Depuis 2016, une deuxième ligne de faisceau a été installée en sortie d’accélérateur afin de produire un microfaisceau, MIRCOM, capable de déposer un nombre d’ions prédéfini sur des échantillons biologiques vivants. L’objectif est d’étudier les effets radio-induits, dans le cadre de programmes de recherche en radiobiologie. MIRCOM est opérationnel pour les expériences en radiobiologie depuis fin 2018.

L'installation MIRCOM

 

Les recherches associées

  • Au delà de son rôle de laboratoire associé ayant pour mission de maintenir les références nationales et de les transférer aux laboratoires d'étalonnage secondaires, le LMDN mène des recherches en métrologie des neutrons avec deux principaux objectifs :

    • d’une part, le développement de nouveaux champs neutroniques pour l'étalonnage d'instruments de détection des neutrons et l'amélioration de la connaissance des champs existants
    • d’autre part, le développement d'instruments de référence (étalons) ou de techniques de mesure améliorant la mesure de la fluence neutronique et des grandeurs dosimétriques dérivées. 
    • mesurer plus finement la distribution en énergie des champs de l'installation CEZANE
    • définir de nouvelles configurations de CANEL afin de générer des champs réalistes ayant des distributions en énergie représentatives des différents postes de travail rencontrés dans l'industrie nucléaire
    • créer un champ de neutrons thermiques avec plus de 99 % des neutrons ayant une énergie inférieure à 0,5 eV et un débit de fluence de plusieurs milliers de neutrons par cm2 et par seconde
    • participer, en collaboration avec les instituts nationaux de métrologie allemand et britannique, au développement de champs quasi-monoénergétiques de haute énergie (entre 25 MeV et 200 MeV) sur l'installation d'i-Themba Labs en Afrique du Sud.
    • le développement de télescopes à noyaux de recul étalons, dans le cadre d'un contrat programme avec le LNE, permettant de déterminer, sans étalonnage préalable, la fluence neutronique et l'énergie dans les champs monoénergétiques d'AMANDE
    • le développement de la mesure de l'énergie dans les champs monoénergétiques d'AMANDE par la technique du temps de vol
    • l'utilisation de nouveaux types de scintillateurs (tel que le stilbène, dans le cadre d'une collaboration avec le CEA) pour la détermination des distributions en énergie des différentes installations du LMDN
    • la mise en place d'une chaîne de spectrométrie gamma, traçable sur les étalons du Laboratoire National Henri Becquerel du CEA, pour la détermination de l'activation de feuilles d'or qui permettra de remonter à la fluence de référence du champ thermique.

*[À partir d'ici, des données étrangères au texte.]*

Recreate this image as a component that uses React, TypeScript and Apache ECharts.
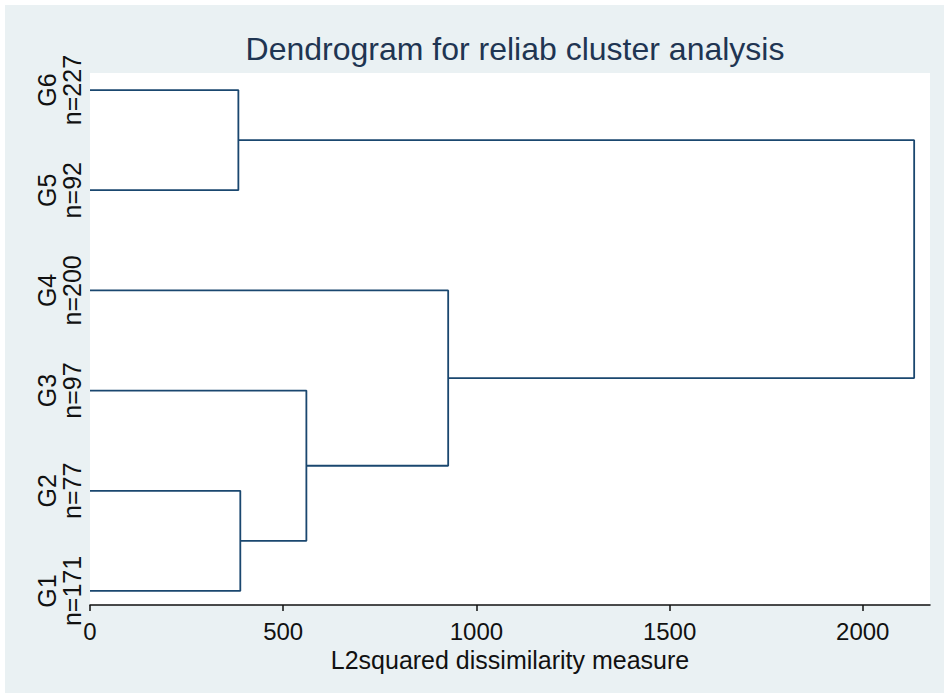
import React, { useEffect, useRef } from "react";
import * as echarts from "echarts";

const leafNames = ["G1", "G2", "G3", "G4", "G5", "G6"];
const leafSizes = [171, 77, 97, 200, 92, 227];
// merges: [childA, childB, height]; ids 0-5 are leaves, 6+ are merged clusters in order
const mergeA = [0, 4, 6, 8, 7];
const mergeB = [1, 5, 2, 3, 9];
const mergeHeights = [389, 384, 560, 927, 2133];
const xTicks = [0, 500, 1000, 1500, 2000];

const TITLE = "Dendrogram for reliab cluster analysis";
const X_NAME = "L2squared dissimilarity measure";

function buildLinks() {
  const pos: number[] = leafNames.map((_, i) => i + 1);
  const hgt: number[] = leafNames.map(() => 0);
  const links: number[][][] = [];
  mergeA.forEach((a, k) => {
    const b = mergeB[k];
    const h = mergeHeights[k];
    links.push([
      [hgt[a], pos[a]],
      [h, pos[a]],
      [h, pos[b]],
      [hgt[b], pos[b]],
    ]);
    pos.push((pos[a] + pos[b]) / 2);
    hgt.push(h);
  });
  return links;
}

export default function App() {
  const ref = useRef<HTMLDivElement>(null);
  useEffect(() => {
    document.body.style.margin = "0";
    const chart = echarts.init(ref.current!, null, { renderer: "svg" });
    const links = buildLinks();
    const font = "'Liberation Sans', Arial, sans-serif";
    chart.setOption({
      animation: false,
      backgroundColor: "#ffffff",
      graphic: [
        {
          type: "rect",
          z: -10,
          silent: true,
          shape: { x: 5, y: 5, width: 939, height: 688 },
          style: { fill: "#eaf1f3" },
        },
      ],
      title: {
        text: TITLE,
        left: 510,
        top: 28,
        textAlign: "center",
        textStyle: { fontFamily: font, fontSize: 32, fontWeight: "normal", color: "#1f3552" },
      },
      grid: {
        left: 90,
        right: 14,
        top: 73,
        bottom: 88,
        show: true,
        backgroundColor: "#ffffff",
        borderWidth: 0,
        containLabel: false,
      },
      xAxis: {
        type: "value",
        min: 0,
        max: 2174,
        interval: 500,
        name: X_NAME,
        nameLocation: "middle",
        nameGap: 37,
        nameTextStyle: { fontFamily: font, fontSize: 25, color: "#111" },
        axisLine: { show: true, lineStyle: { color: "#111", width: 1.5 } },
        axisTick: {
          show: true,
          length: 6,
          customValues: xTicks,
          lineStyle: { color: "#111", width: 1.5 },
        },
        axisLabel: {
          fontFamily: font,
          fontSize: 24,
          color: "#111",
          margin: 14,
          customValues: xTicks,
          formatter: (v: number) => String(v),
        },
        splitLine: { show: false },
      },
      yAxis: {
        type: "value",
        min: 0.86,
        max: 6.17,
        axisLine: { show: false },
        axisTick: { show: false },
        splitLine: { show: false },
        axisLabel: {
          customValues: leafNames.map((_, i) => i + 1),
          rotate: 90,
          margin: 5.5,
          fontFamily: font,
          fontSize: 25,
          lineHeight: 25,
          color: "#111",
          formatter: (v: number) => {
            const i = Math.round(v) - 1;
            return leafNames[i] + "\nn=" + leafSizes[i];
          },
        },
      },
      series: links.map((pts) => ({
        type: "line",
        data: pts,
        symbol: "none",
        silent: true,
        lineStyle: { color: "#1a476f", width: 1.8 },
      })),
    });
    return () => chart.dispose();
  }, []);
  return <div ref={ref} style={{ width: 944, height: 693 }} />;
}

    Enfin, les champs neutroniques de référence sont également utilisés pour caractériser les systèmes de spectrométrie du laboratoire (systèmes de sphères de Bonner, multidétecteur ROSPEC) employés pour déterminer les distributions en énergie des neutrons rencontrés aux postes de travail de l’industrie nucléaire, dans  des laboratoires de recherche, dans le domaine médical ou dans l'environnement.